Small and medium-scale enterprises who use natural gas from independent wells in the Krishna-Godavari Basin area are a worried lot due to supply concerns.

They want the pipeline link to be completed and their contracts renewed to ensure better gas supplies.

A 42-km pipeline, which would prove to be a lifeline for 20-30 odd companies engaged in the manufacture of ceramic tiles, tableware, steel pencil ingots and cold storage chains, has been completed except for a 400-metre stretch that needs to be linked up but has been pending for more than 18 months.

The Krishna-Godavari Basin Isolated Wells Consumers' Association (KGIWCA), which held a broad-based meeting of all the consumers of gas supplied from the KG Basin isolated fields, has requested the Ministry of Petroleum and Natural Gas, the State Government, and the main suppliers, ONGC and GAIL, to ensure that they get adequate gas to keep their companies going.

These isolated gas fields are located in Lingla-Kaikalur, Malleswaram, Antarvedi, Penugonda in Krishna, East and West Godavari districts. The gas produced from these isolated gas fields is mostly associated gas, an offshoot of oil producing wells. It is a source of additional revenue to the producer, who gets to monetise the gas.

“More than Rs 2,200 crore has been invested in these companies, which employ about 15,000 people. There is need to ensure steady supplies to these companies to keep their businesses going. These SMEs come under priority sector gas allocation just as fertiliser plants. It is crucial to revive the contracts. Use of any other gas makes these companies financially unviable,” Sharath Joseph Gummadi, Vice-President, Sentini Ceramics, told BusinessLine .

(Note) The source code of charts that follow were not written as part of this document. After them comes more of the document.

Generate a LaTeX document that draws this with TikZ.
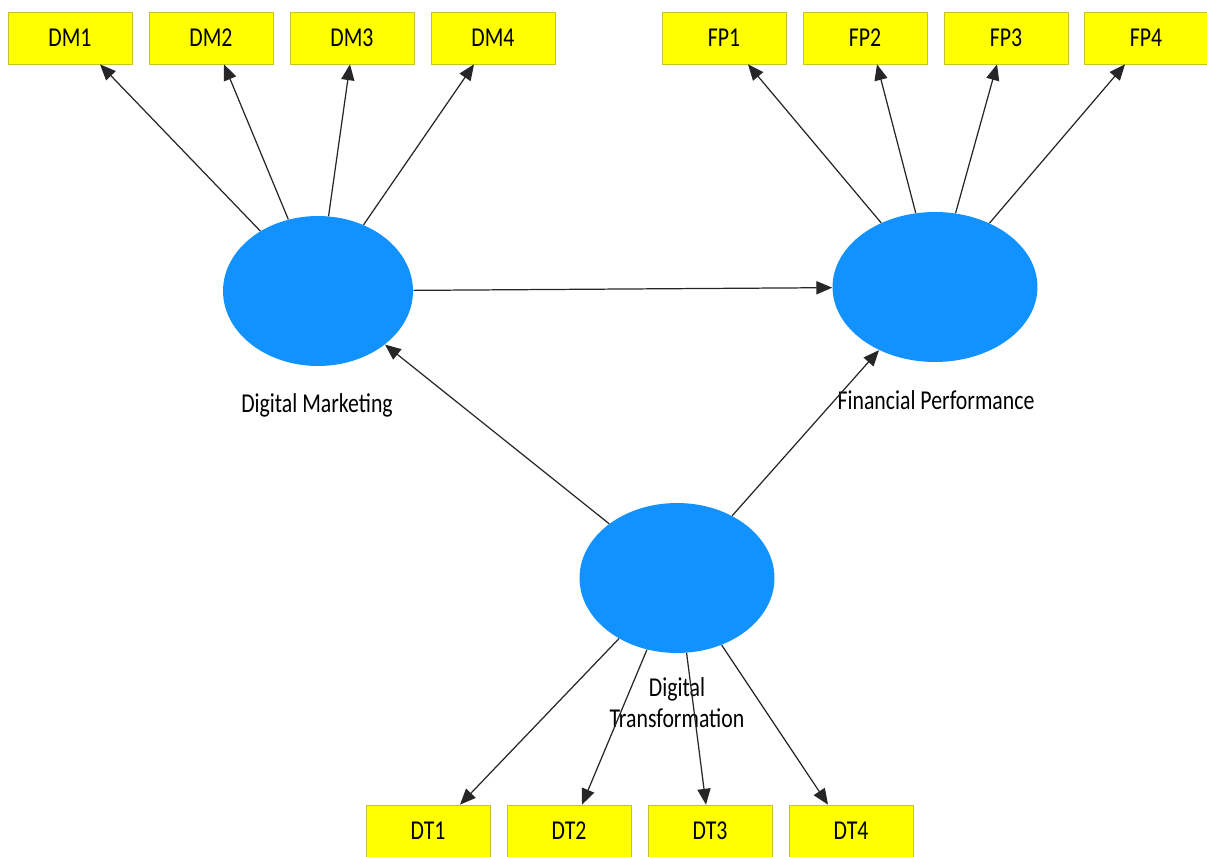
\documentclass[tikz,border=0pt]{standalone}
\usepackage{fontspec}
\setmainfont{Carlito}
\usetikzlibrary{shapes.geometric,arrows.meta}

\definecolor{itemfill}{RGB}{255,255,0}
\definecolor{itemedge}{RGB}{196,196,40}
\definecolor{latentfill}{RGB}{18,146,255}
\newcommand\pmfont{\fontsize{12.4}{14}\selectfont}
\newcommand\pmtext[1]{\scalebox{1}[1.25]{#1}}
\tikzset{
  itembox/.style={draw=itemedge, fill=itemfill, minimum width=2.48cm,
    minimum height=1.04cm, inner sep=0pt, font=\pmfont},
  latent/.style={ellipse, fill=latentfill, minimum height=3cm, inner sep=0pt},
  latentlabel/.style={font=\pmfont, align=center},
  link/.style={draw=black!85, line width=0.7pt, -{Triangle[length=9pt,width=7.5pt]}}
}

\begin{document}
\begin{tikzpicture}[x=0.02cm, y=-0.02cm]
  \useasboundingbox (0,0) rectangle (1207,857);
  % constructs
  \node[latent, minimum width=3.8cm] (dm) at (318,291) {};
  \node[latent, minimum width=4.1cm] (fp) at (935,287) {};
  \node[latent, minimum width=3.9cm] (dt) at (677,578) {};
  \node[latentlabel] (dmlabel) at (317,405) {\pmtext{Digital Marketing}};
  \node[latentlabel] (fplabel) at (936,400) {\pmtext{Financial Performance}};
  \node[latentlabel] (dtlabel) at (677,706)
    {\pmtext{\begin{tabular}{@{}c@{}}Digital\\Transformation\end{tabular}}};
  % indicators
  \node[itembox] (DM1) at (70,38)  {\pmtext{DM1}};
  \node[itembox] (DM2) at (211,38) {\pmtext{DM2}};
  \node[itembox] (DM3) at (352,38) {\pmtext{DM3}};
  \node[itembox] (DM4) at (493,38) {\pmtext{DM4}};
  \node[itembox] (FP1) at (724,38)  {\pmtext{FP1}};
  \node[itembox] (FP2) at (865,38)  {\pmtext{FP2}};
  \node[itembox] (FP3) at (1006,38) {\pmtext{FP3}};
  \node[itembox] (FP4) at (1146,38) {\pmtext{FP4}};
  \node[itembox] (DT1) at (428,831) {\pmtext{DT1}};
  \node[itembox] (DT2) at (569,831) {\pmtext{DT2}};
  \node[itembox] (DT3) at (710,831) {\pmtext{DT3}};
  \node[itembox] (DT4) at (851,831) {\pmtext{DT4}};
  % loadings
  \draw[link] (dm) -- ([xshift=0.6cm]DM1.south);
  \draw[link] (dm) -- ([xshift=0.26cm]DM2.south);
  \draw[link] (dm) -- ([xshift=-0.04cm]DM3.south);
  \draw[link] (dm) -- ([xshift=-0.38cm]DM4.south);
  \draw[link] (fp) -- ([xshift=0.48cm]FP1.south);
  \draw[link] (fp) -- ([xshift=0.24cm]FP2.south);
  \draw[link] (fp) -- ([xshift=-0.18cm]FP3.south);
  \draw[link] (fp) -- ([xshift=-0.42cm]FP4.south);
  \draw[link] (dt) -- ([xshift=0.64cm]DT1.north);
  \draw[link] (dt) -- ([xshift=0.26cm]DT2.north);
  \draw[link] (dt) -- ([xshift=-0.08cm]DT3.north);
  \draw[link] (dt) -- ([xshift=-0.46cm]DT4.north);
  % structural paths
  \draw[link] (dm) -- (fp);
  \draw[link] (dt) -- (dm);
  \draw[link] (dt) -- (fp);
\end{tikzpicture}
\end{document}
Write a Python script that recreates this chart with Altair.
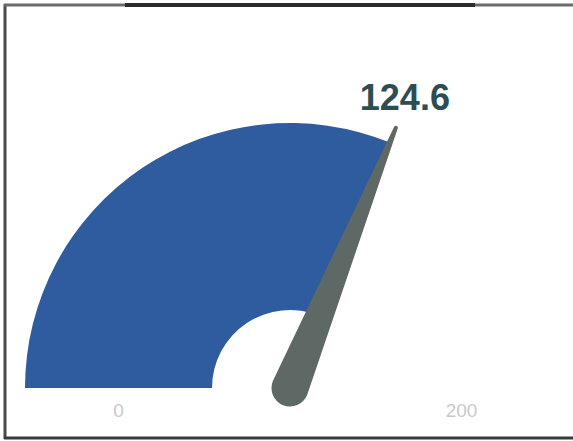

Explaining the fuel supply arrangements which these companies enter into with ONGC and GAIL, he said these contracts range from two years to five years and are revived based on the availability of gas. The supply of gas ensures these companies are bankable. Use of any other gas makes them financially unviable for most companies, he explained.

Most of these industries are categorised as small consumers by the Union Ministry, with gas allocation of 50,000 scmd. The total gas allocation to these industries is about 3,30,000 scmd, which is small from the overall gas supplies perspective, but crucial for the survival of these companies.

Therefore, the association has made a fervent appeal to ensure fuel supplies to these units, which play a major role in bringing about socio–economic development in their region.

Gas supply to Steel Exchange India and Vijai Bhavani Power has been stopped and new contracts are underway. Both these units are faced with tough times. Ever since the pipeline blowout in East Godavari, ONGC is flaring up 70,000 scmd. Before the blowout, it was pumping the gas into the grid, the association said.